Will made it to Big Red at 10 p.m.  The live shot was stellar.  I was shocked by the amount of snow that had accumulated since I had talked to Tom at 8 p.m.  It was snowing about an inch an hour so a good three inches on the ground.  I had been checking the Cal Trans cameras and could see traffic was moving on I-80, albeit, slowly.  Surely I thought to myself as I watched the live shot, Tom will call if he feels that driving this behemoth back would be a problem.  I figured parking it for the weekend at the Shell Station was an option rather than risk the run back to Sacramento.

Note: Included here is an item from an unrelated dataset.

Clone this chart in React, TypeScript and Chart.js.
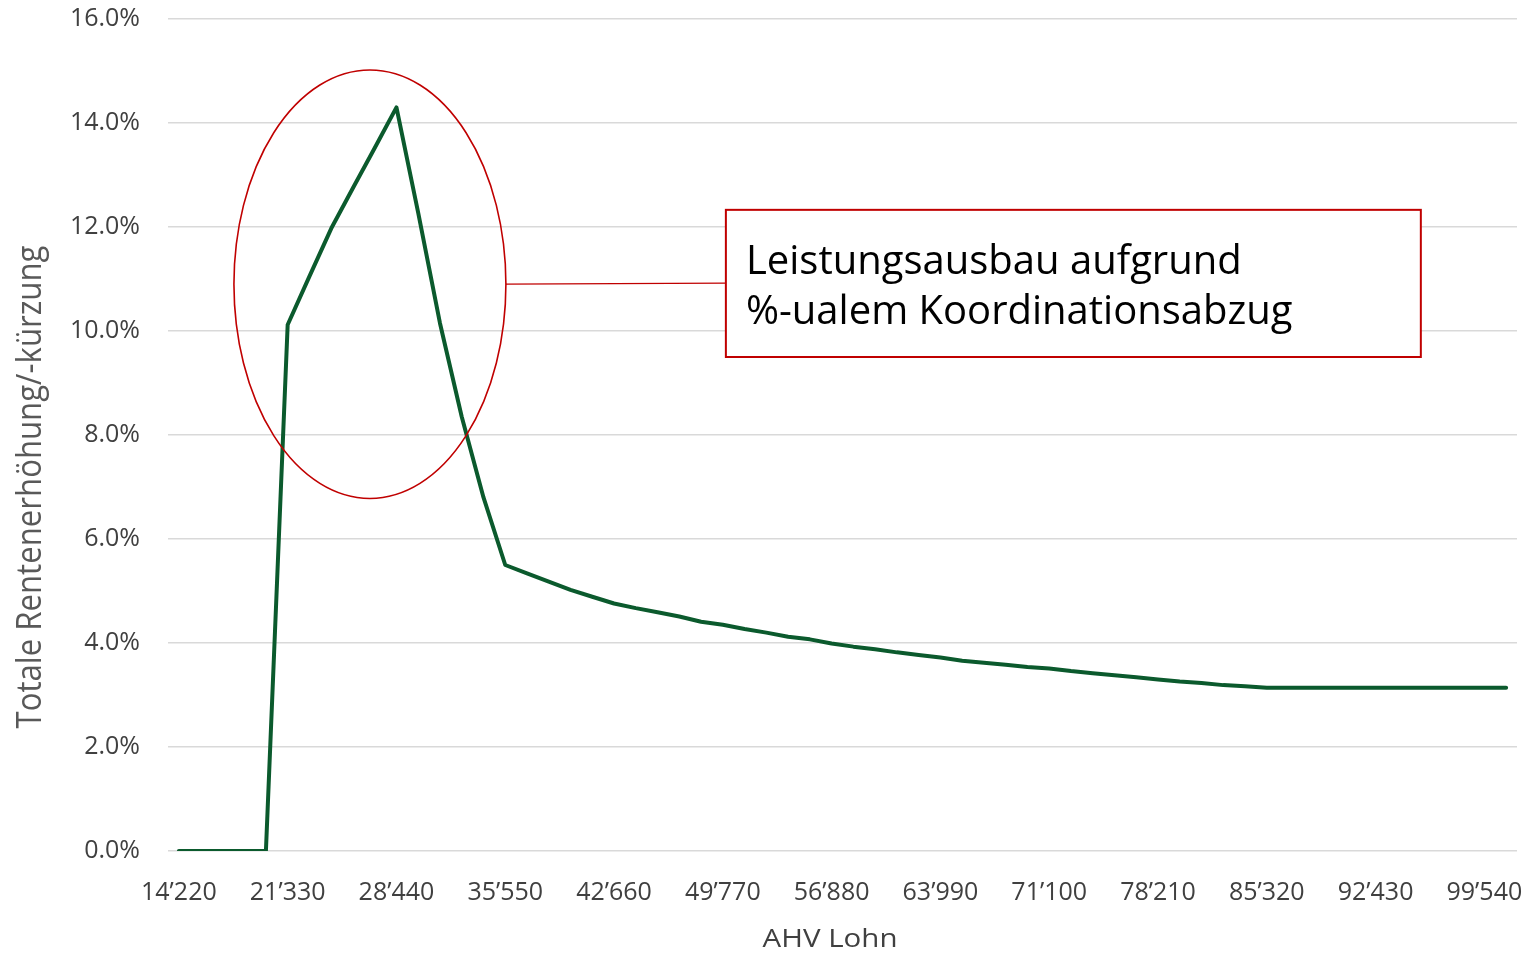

The live shot came and went, one of Will's best efforts since I've been here and a fine effort by Tom.  They even did a shot for KGO in San Francisco.  The rest of the newscast wasn't what it should have and could have been given some technical issues and manpower issues but it went off with little on air problems.

Then just as I was preparing to head home at 11:45 p.m. and end a massive 12 hour day my phone rang.  It was Will.  Big Red had slid off I-80 and was hopelessly stuck.  I can't begin to describe how upset and hurt I felt.  Tom was fine, the truck was fine, but that Big Red beast was stuck on I-80.  It was a fitting ending to a rough and tumble week.  I'm going to bed grateful that Tom is all right and praying that his journey home is uneventful the rest of the night.  At the very least, I owe him a bottle of scotch.
Postscript:  Tom is fine and in good spirits and so is Big Red!

1 comment:

  1. Remember that old production RV we had at 6? Ron B. and I were following it back from Carbondale after President Clinton's visit there when up ahead in the dark was what looked like a big flaming vehicle. Ron said, "What if it's our RV?" I said, "Let it burn!"

    Enjoyed the post. It reminded me of all the things I loved and hated about live news.